The size of outstanding balances of treasury bonds in local currency owed by the government reached EGP 690.07bn as of the end of April 2017, next to other bonds issued on global money markets worth $11.5bn, according to the Ministry of Finance.
The ministry indicated in a recent report that there are two types of bonds issued in Egyptian pounds, the first being coupon-yield bonds, worth around EGP 662.6bn, at an average rate of return of 14.247%, due between 10 June 2017 and 5 July 2026.
These bonds were offered from 12 February 2008 until 6 September 2016, and their interest rates range between 9.15% and 17.2%.
The second type, zero-coupon bonds, recorded a balance of EGP 27.4bn, maturing between 2 May 2017 and 3 April 2018.
The average interest rate on these bonds is between 11.822% and 16.514%, averaging 12.675%.
Zero-coupon bonds were offered between 3 November 2015 and 4 October 2016.
The largest investors of treasury bonds and bills are banks operating in the Egyptian market. The government puts forward treasury bonds and bills on a regular basis to cover the state budget deficit.
Treasury bonds and bills are offered through 15 banks, which are the primary dealers in the primary market. These banks resell a portion of these bills and bonds in the secondary market to retail investors, as well as to local and foreign institutions.

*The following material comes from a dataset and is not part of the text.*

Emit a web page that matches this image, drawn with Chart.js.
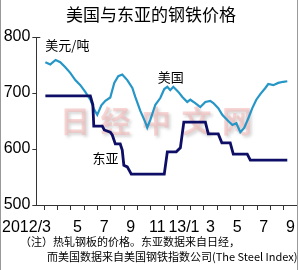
<!DOCTYPE html>
<html>
<head>
<meta charset="utf-8">
<script src="https://cdn.jsdelivr.net/npm/chart.js@4/dist/chart.umd.min.js"></script>
<style>
  html, body { margin: 0; padding: 0; background: #fff; }
  #wrap { position: relative; width: 300px; height: 270px; }
</style>
</head>
<body>
<div id="wrap"><canvas id="steelChart" width="300" height="270"></canvas></div>
<script>
// x values are months counted from 2012/3/1 (0 = start of March 2012)
const monthLabels = ['2012/3', '5', '7', '9', '11', '13/1', '3', '5', '7', '9'];
const labelMonths = [0.5, 2.5, 4.5, 6.5, 8.5, 10.5, 12.5, 14.5, 16.5, 18.5];
const monthTicks = [0, 1, 2, 3, 4, 5, 6, 7, 8, 9, 10, 11, 12, 13, 14, 15, 16, 17, 18, 19];
const priceTicks = [500, 600, 700, 800];

// US (The Steel Index), USD per ton
const usMonths = [0.08, 0.45, 0.85, 1.2, 1.58, 1.95, 2.33, 2.71, 3.08, 3.46, 3.76, 3.98, 4.29, 4.59, 4.96,
  5.26, 5.56, 5.86, 6.24, 6.62, 6.84, 7.22, 7.59, 7.74, 7.97, 8.35, 8.72, 9.02, 9.25, 9.47, 9.7, 10.08,
  10.38, 10.75, 10.98, 11.35, 11.73, 12.11, 12.48, 12.71, 13.08, 13.38, 13.83, 14.14, 14.44, 14.74,
  15.04, 15.34, 15.64, 15.94, 16.24, 16.62, 16.84, 17.22, 17.59, 17.97, 18.27];
const usPrice = [755, 751, 759, 755, 746, 736, 723, 714, 702, 688, 670, 661, 678, 686, 692,
  718, 730, 733, 723, 709, 693, 668, 648, 638, 652, 679, 691, 707, 711, 705, 711, 702,
  693, 684, 688, 682, 675, 684, 686, 682, 673, 661, 650, 643, 646, 630,
  638, 655, 673, 688, 698, 709, 716, 714, 718, 720, 721];

// East Asia (Nikkei), USD per ton
const eaMonths = [0.08, 3.46, 3.65, 3.72, 4.36, 4.51, 4.96, 5.11, 5.34, 5.71, 5.86, 5.98, 6.24, 6.54,
  9.02, 9.25, 9.92, 10.23, 10.49, 12.11, 12.33, 13.08, 13.35, 13.98, 14.21, 15.26, 15.49, 18.27];
const eaPrice = [695, 695, 679, 641, 641, 634, 630, 625, 609, 609, 598, 571, 568, 555,
  555, 595, 595, 602, 648, 648, 627, 627, 611, 611, 591, 591, 580, 580];

const numFont = "'Liberation Sans Narrow', 'Liberation Sans', Arial, sans-serif";
const cjkFont = "'Noto Sans CJK SC', 'Noto Sans', sans-serif";

const decor = {
  id: 'decor',
  beforeDatasetsDraw(chart) {
    const ctx = chart.ctx;
    ctx.save();
    ctx.font = 'bold 30px ' + cjkFont;
    ctx.textAlign = 'center';
    ctx.textBaseline = 'middle';
    ctx.shadowColor = 'rgba(110,110,110,0.55)';
    ctx.shadowBlur = 3;
    ctx.shadowOffsetX = 2;
    ctx.shadowOffsetY = 2;
    ctx.fillStyle = 'rgba(245,175,175,0.5)';
    '日经中文网'.split('').forEach((c, i) => ctx.fillText(c, 75 + i * 40.5, 121));
    ctx.restore();
  },
  afterDraw(chart) {
    const ctx = chart.ctx;
    const x = chart.scales.x;
    const y = chart.scales.y;
    ctx.save();
    ctx.fillStyle = '#000';
    ctx.textBaseline = 'middle';

    ctx.textAlign = 'center';
    ctx.font = '17px ' + cjkFont;
    ctx.fillText('美国与东亚的钢铁价格', 151, 15);

    ctx.font = '13px ' + cjkFont;
    ctx.textAlign = 'left';
    ctx.fillText('美元/吨', x.getPixelForValue(0.08), y.getPixelForValue(786));
    ctx.textAlign = 'center';
    ctx.fillText('美国', x.getPixelForValue(9.5), y.getPixelForValue(729));
    ctx.fillText('东亚', x.getPixelForValue(4.6), y.getPixelForValue(584));

    ctx.font = '11px ' + cjkFont;
    ctx.textAlign = 'left';
    ctx.fillText('（注）热轧钢板的价格。东亚数据来自日经，', 20, 242);
    ctx.fillText('而美国数据来自美国钢铁指数公司(The Steel Index)', 47, 257);

    // short tick to the right at the top of the price axis
    ctx.strokeStyle = '#333';
    ctx.lineWidth = 1;
    ctx.beginPath();
    ctx.moveTo(chart.chartArea.left, y.getPixelForValue(800) + 0.5);
    ctx.lineTo(chart.chartArea.left + 4, y.getPixelForValue(800) + 0.5);
    ctx.stroke();

    ctx.strokeStyle = '#999';
    ctx.beginPath();
    ctx.moveTo(0.5, 0); ctx.lineTo(0.5, 270);
    ctx.moveTo(297.5, 0); ctx.lineTo(297.5, 270);
    ctx.stroke();
    ctx.restore();
  }
};

new Chart(document.getElementById('steelChart'), {
  type: 'line',
  data: {
    datasets: [{
      label: '东亚',
      data: eaMonths.map((m, i) => ({ x: m, y: eaPrice[i] })),
      borderColor: '#0e0e66',
      borderWidth: 2.8,
      pointRadius: 0,
      tension: 0,
      order: 0
    }, {
      label: '美国',
      data: usMonths.map((m, i) => ({ x: m, y: usPrice[i] })),
      borderColor: '#2596c6',
      borderWidth: 2.2,
      pointRadius: 0,
      tension: 0,
      order: 1
    }]
  },
  options: {
    responsive: false,
    animation: false,
    devicePixelRatio: 1,
    layout: { padding: { top: 37, left: 0, right: 3, bottom: 0 } },
    plugins: { legend: { display: false }, tooltip: { enabled: false }, title: { display: false } },
    scales: {
      x: {
        type: 'linear',
        position: 'bottom',
        min: -0.6,
        max: 19,
        afterBuildTicks: scale => { scale.ticks = monthTicks.map(v => ({ value: v })); },
        afterFit: scale => { scale.height = 5; },
        ticks: { display: false },
        grid: { drawOnChartArea: false, tickLength: 5, color: '#333' },
        border: { color: '#333', width: 1 }
      },
      xLabels: {
        type: 'linear',
        position: 'bottom',
        min: -0.6,
        max: 19,
        afterBuildTicks: scale => { scale.ticks = labelMonths.map(v => ({ value: v })); },
        afterFit: scale => { scale.height = 60; },
        ticks: {
          autoSkip: false,
          maxRotation: 0,
          padding: 0,
          color: '#000',
          font: { family: numFont, size: 16 },
          callback: (v, i) => i === 0 ? monthLabels[i] + '           ' : monthLabels[i]
        },
        grid: { display: false },
        border: { display: false }
      },
      y: {
        min: 500,
        max: 800,
        afterBuildTicks: scale => { scale.ticks = priceTicks.map(v => ({ value: v })); },
        afterFit: scale => { scale.width = 36; },
        ticks: { color: '#000', padding: 2, font: { family: numFont, size: 16 } },
        grid: { drawOnChartArea: false, tickLength: 4, color: '#333' },
        border: { color: '#333', width: 1 }
      }
    }
  },
  plugins: [decor]
});
</script>
</body>
</html>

In the same context, the Ministry of Finance noted that Egypt’s bonds on international markets stabilised at $11.5bn by the end of April 2017.
The maturity profile of these bonds is between 1 and 30 years, repayable between 1 June 2017 and 31 January 2047, with an average rate of return of 6.416%.
On 10 November 2016, the Ministry of Finance had issued three bond offerings worth $4bn in a London Stock Exchange offering, and in January 2017 the ministry offered another $4bn in bonds.
In addition to those bonds, there are four offerings on international markets worth $3.5bn.
The government has recently unveiled plans to raise another $1.5bn-2bn in bonds over the next few days.